When access is predominantly via a browser as on the desktop PC cookies can be used to track viewing activity and measure ad engagement. But cookies do not work well in the mobile world because activity is partitioned between the mobile browser and the various apps isolated from each other via sandboxing, which is a fundamental property of both the dominant mobile OSs, Android and Apple iOS. Web sites accessed within apps open via dedicated custom browsers which means that they cannot interact with persistent cookies on the device, which precludes use of proven desk top measurement tools. In the case of iOS devices, the situation is just as bad even for sites accessed via the mobile browser because Apple prohibits use of third party cookies.

There are also higher level challenges for mobile TV advertising such as defining how long people should watch an ad for it to count as having been viewed, given that attention spans are shorter on small screens. The situation is similar for the actual TV content, where the value of mobile viewing can depend on context, being particularly high when there is synergy with the big screen for example to resume watching something started earlier.

The overall challenge then is to integrate audience measurement and analytics across all screens including mobile to deliver consistent information that takes account of differences in context and engagement across the different platforms. There are now plenty of tools available for tracking activity on the mobile side, but integrating them within a coherent end to end measurement and analytics system is highly complex. Some big operators are attempting to do this in-house but increasingly even they are turning to specialist TV audience companies to enable the integration.

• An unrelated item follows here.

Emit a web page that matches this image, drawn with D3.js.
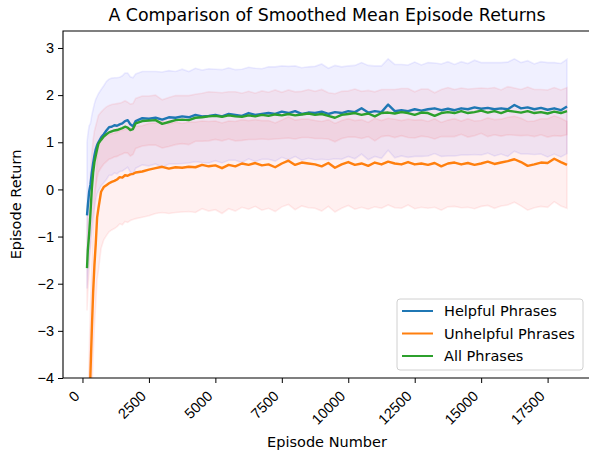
<!DOCTYPE html>
<html><head><meta charset="utf-8">
<script src="https://cdn.jsdelivr.net/npm/d3@7"></script>
<style>body{margin:0;background:#fff}svg{font-family:"DejaVu Sans",sans-serif}</style>
</head><body><svg id="c" width="589" height="453"></svg>
<script>
const episodes = [170,200,250,300,350,400,450,500,550,600,
700,800,900,1000,1100,1200,1300,1400,1500,1600,1700,1800,1900,2000,
2250,2500,2750,3000,3250,3500,3750,4000,4250,4500,4750,5000,5250,5500,5750,6000,
6250,6500,6750,7000,7250,7500,7750,8000,8250,8500,8750,9000,9250,9500,9750,10000,
10250,10500,10750,11000,11250,11500,11750,12000,12250,12500,12750,13000,13250,13500,13750,14000,
14250,14500,14750,15000,15250,15500,15750,16000,16250,16500,16750,17000,17250,17500,17750,18000,18230];

const helpfulMean = [-0.55,-0.35,-0.05,0.10,0.35,0.55,0.72,0.85,0.94,1.00,
1.10,1.17,1.25,1.32,1.33,1.36,1.35,1.38,1.40,1.45,1.47,1.38,1.34,1.45,
1.51,1.50,1.52,1.48,1.53,1.52,1.55,1.53,1.58,1.55,1.56,1.58,1.55,1.60,1.58,1.56,
1.62,1.58,1.60,1.62,1.60,1.65,1.62,1.66,1.60,1.63,1.62,1.65,1.60,1.64,1.62,1.66,
1.64,1.72,1.63,1.66,1.64,1.80,1.66,1.68,1.66,1.70,1.67,1.70,1.72,1.68,1.71,1.68,
1.72,1.70,1.74,1.71,1.73,1.70,1.72,1.70,1.79,1.72,1.74,1.70,1.73,1.69,1.72,1.68,1.76];
const helpfulStd = [1.55,1.50,1.40,1.30,1.22,1.15,1.10,1.06,1.03,1.03,
1.02,1.03,1.04,1.02,1.03,1.01,1.02,1.00,1.01,1.02,1.00,1.01,1.03,1.00,
0.99,1.00,0.98,1.01,0.99,0.98,1.00,0.97,0.99,0.98,1.00,0.97,0.99,0.98,0.96,0.99,
0.97,0.99,0.96,0.98,1.00,0.97,0.99,0.96,0.98,0.97,0.99,1.01,0.97,0.99,0.98,0.96,
0.99,0.97,1.00,0.96,0.98,0.97,0.99,0.97,0.98,1.00,0.97,0.99,0.96,0.98,1.00,0.97,
0.99,0.97,1.00,0.98,0.96,0.99,0.97,1.00,0.98,0.97,0.99,0.96,0.98,1.00,0.97,0.99,1.00];

const unhelpfulMean = [-8.0,-6.5,-5.0,-3.9,-3.0,-2.2,-1.6,-1.15,-0.6,-0.40,
-0.05,0.05,0.09,0.13,0.16,0.18,0.21,0.26,0.25,0.30,0.29,0.32,0.33,0.36,
0.38,0.42,0.45,0.48,0.44,0.47,0.46,0.48,0.47,0.52,0.49,0.51,0.45,0.52,0.49,0.55,
0.52,0.56,0.51,0.53,0.47,0.55,0.61,0.52,0.57,0.55,0.53,0.49,0.56,0.46,0.53,0.58,
0.52,0.55,0.50,0.57,0.53,0.59,0.55,0.53,0.58,0.53,0.55,0.52,0.56,0.49,0.55,0.57,
0.53,0.56,0.52,0.55,0.59,0.54,0.57,0.60,0.64,0.58,0.50,0.53,0.57,0.56,0.65,0.58,0.52];
const unhelpfulStd = [1.60,1.55,1.50,1.45,1.40,1.35,1.30,1.25,1.30,1.32,
1.20,1.12,1.07,1.03,1.02,1.01,1.00,0.99,1.00,0.98,0.99,0.98,0.97,0.98,
0.97,0.98,0.96,0.97,0.95,0.96,0.94,0.95,0.96,0.93,0.95,0.94,0.96,0.93,0.95,0.93,
0.94,0.92,0.95,0.93,0.94,0.92,0.93,0.95,0.92,0.94,0.93,0.95,0.92,0.94,0.93,0.92,
0.94,0.93,0.92,0.94,0.93,0.92,0.94,0.93,0.91,0.94,0.93,0.92,0.94,0.93,0.92,0.93,
0.92,0.94,0.93,0.91,0.93,0.94,0.92,0.93,0.91,0.93,0.94,0.92,0.93,0.94,0.91,0.93,0.92];

const allMean = [-1.67,-1.30,-0.95,-0.50,0.00,0.35,0.58,0.72,0.85,0.97,
1.05,1.12,1.17,1.21,1.23,1.25,1.26,1.28,1.30,1.33,1.31,1.26,1.28,1.40,
1.45,1.46,1.47,1.39,1.43,1.47,1.48,1.47,1.52,1.53,1.55,1.56,1.54,1.57,1.55,1.54,
1.57,1.55,1.58,1.56,1.59,1.57,1.60,1.57,1.59,1.61,1.58,1.60,1.56,1.52,1.58,1.60,
1.62,1.58,1.61,1.55,1.62,1.63,1.61,1.64,1.62,1.58,1.63,1.62,1.56,1.62,1.64,1.62,
1.66,1.62,1.64,1.67,1.63,1.66,1.62,1.67,1.65,1.63,1.66,1.62,1.64,1.61,1.65,1.62,1.66];
const allStd = [0.90,0.88,0.85,0.80,0.75,0.70,0.66,0.63,0.61,0.60,
0.59,0.58,0.58,0.57,0.57,0.56,0.56,0.55,0.55,0.55,0.54,0.55,0.54,0.53,
0.53,0.52,0.53,0.51,0.52,0.52,0.51,0.52,0.50,0.51,0.52,0.50,0.51,0.50,0.52,0.50,
0.51,0.49,0.51,0.50,0.52,0.49,0.51,0.50,0.49,0.51,0.50,0.52,0.49,0.51,0.50,0.49,
0.51,0.50,0.49,0.52,0.50,0.49,0.51,0.50,0.52,0.49,0.50,0.51,0.49,0.50,0.52,0.50,
0.49,0.51,0.50,0.48,0.51,0.50,0.49,0.51,0.50,0.49,0.51,0.50,0.48,0.50,0.51,0.49,0.50];

const seriesNames = ["Helpful Phrases","Unhelpful Phrases","All Phrases"];
const xTicks = [0,2500,5000,7500,10000,12500,15000,17500];
const yTicks = [-4,-3,-2,-1,0,1,2,3];
const titleText = "A Comparison of Smoothed Mean Episode Returns";
const xLabel = "Episode Number", yLabel = "Episode Return";

const series = [
  {name:seriesNames[0], mean:helpfulMean, std:helpfulStd, color:"#1f77b4", band:"#0000ff"},
  {name:seriesNames[1], mean:unhelpfulMean, std:unhelpfulStd, color:"#ff7f0e", band:"#ff0000"},
  {name:seriesNames[2], mean:allMean, std:allStd, color:"#2ca02c", band:"#ff0000"}
];

const L=63, R=591, T=31, B=378;
const svg = d3.select("#c");
const ext = d3.extent(episodes), pad=(ext[1]-ext[0])*0.05;
const x = d3.scaleLinear().domain([ext[0]-pad, ext[1]+pad]).range([L,R]);
const y = d3.scaleLinear().domain([-4, 3.36]).range([B,T]);

svg.append("defs").append("clipPath").attr("id","clip")
  .append("rect").attr("x",L).attr("y",T).attr("width",R-L).attr("height",B-T);
const g = svg.append("g").attr("clip-path","url(#clip)");

series.forEach(s=>{
  const area = d3.area().x((d,i)=>x(episodes[i])).y0((d,i)=>y(s.mean[i]-s.std[i])).y1((d,i)=>y(s.mean[i]+s.std[i]));
  g.append("path").attr("d",area(s.mean)).attr("fill",s.band).attr("fill-opacity",0.06)
   .attr("stroke",s.band).attr("stroke-opacity",0.07).attr("stroke-width",1.6);
});
series.forEach(s=>{
  const line = d3.line().x((d,i)=>x(episodes[i])).y(d=>y(d));
  g.append("path").attr("d",line(s.mean)).attr("fill","none").attr("stroke",s.color)
   .attr("stroke-width",2.4).attr("stroke-linejoin","round");
});

// axes
const fmt = v => String(v).replace("-","\u2212");
const xa = svg.append("g").attr("transform",`translate(0,${B})`)
  .call(d3.axisBottom(x).tickValues(xTicks).tickSize(5).tickFormat(d=>d));
xa.select(".domain").remove();
xa.selectAll("line").attr("stroke","#000").attr("stroke-width",1);
xa.selectAll("text").attr("font-size",14.5).attr("fill","#000").attr("text-anchor","end")
  .attr("x",0).attr("y",0).attr("dy",0)
  .attr("transform","translate(-2.5,19) rotate(-45)");
const ya = svg.append("g").attr("transform",`translate(${L},0)`)
  .call(d3.axisLeft(y).tickValues(yTicks).tickSize(5).tickPadding(4).tickFormat(fmt));
ya.select(".domain").remove();
ya.selectAll("line").attr("stroke","#000").attr("stroke-width",1);
ya.selectAll("text").attr("font-size",14.5).attr("fill","#000");

// spines
svg.append("path").attr("d",`M${L},${B}V${T}H${R}V${B}Z`).attr("fill","none").attr("stroke","#000").attr("stroke-width",1.1);

svg.append("text").attr("x",(L+R)/2).attr("y",21).attr("text-anchor","middle").attr("font-size",17.4).text(titleText);
svg.append("text").attr("x",(L+R)/2).attr("y",447).attr("text-anchor","middle").attr("font-size",14.5).text(xLabel);
svg.append("text").attr("transform",`translate(21,${(T+B)/2}) rotate(-90)`).attr("text-anchor","middle").attr("font-size",14.5).text(yLabel);

// legend
const lg = svg.append("g");
lg.append("rect").attr("x",397).attr("y",299).attr("width",186).attr("height",71).attr("rx",3)
  .attr("fill","#fff").attr("fill-opacity",0.8).attr("stroke","#d0d0d0").attr("stroke-width",1);
series.forEach((s,i)=>{
  const yy = 311 + i*22.5;
  lg.append("line").attr("x1",402).attr("x2",433).attr("y1",yy).attr("y2",yy).attr("stroke",s.color).attr("stroke-width",2);
  lg.append("text").attr("x",444).attr("y",yy+5).attr("font-size",14.5).text(s.name);
});
</script></body></html>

One example is UK based TV analytics firm Genius Digital, offering two services which can be combined or stand alone, one being Real Time Data Collection for reporting viewing data across all devices. This is based on multiscreen libraries that can be embedded into mobile or web applications to enable monitoring of video consumption, profile management, performance and quality management on JavaScript, iOS and Android devices. Secondly Genius Digital offers Multiscreen Data Service (MDS), designed to extract viewing data from apps, even those from third parties. A key benefit of this approach lies in marrying viewing information from these different apps, each of which will normally use different metrics, to provide consistent information about engagement with channels or specific programs for integration with traditional set top box return path data.

Another TV analytics company TVbeat, also UK based, has moved in a similar direction, in this case through a partnership with a dedicated TV app company Metrological. This has enabled TVbeat to meld set top data with mobile device return path and app consumption information from Metrological’s Application Platform.

Such developments ease the pain of mobile audience measurement for pay TV operators and we expect to see more that have previously relied solely on in-house development to at least consider working with one of the specialist analytics companies that are in a better position to aggregate data from many sources. With mobiles accounting for a rapidly increasing proportion of both viewing and ad budgets, operators need to embrace that with their existing actionable data analytics.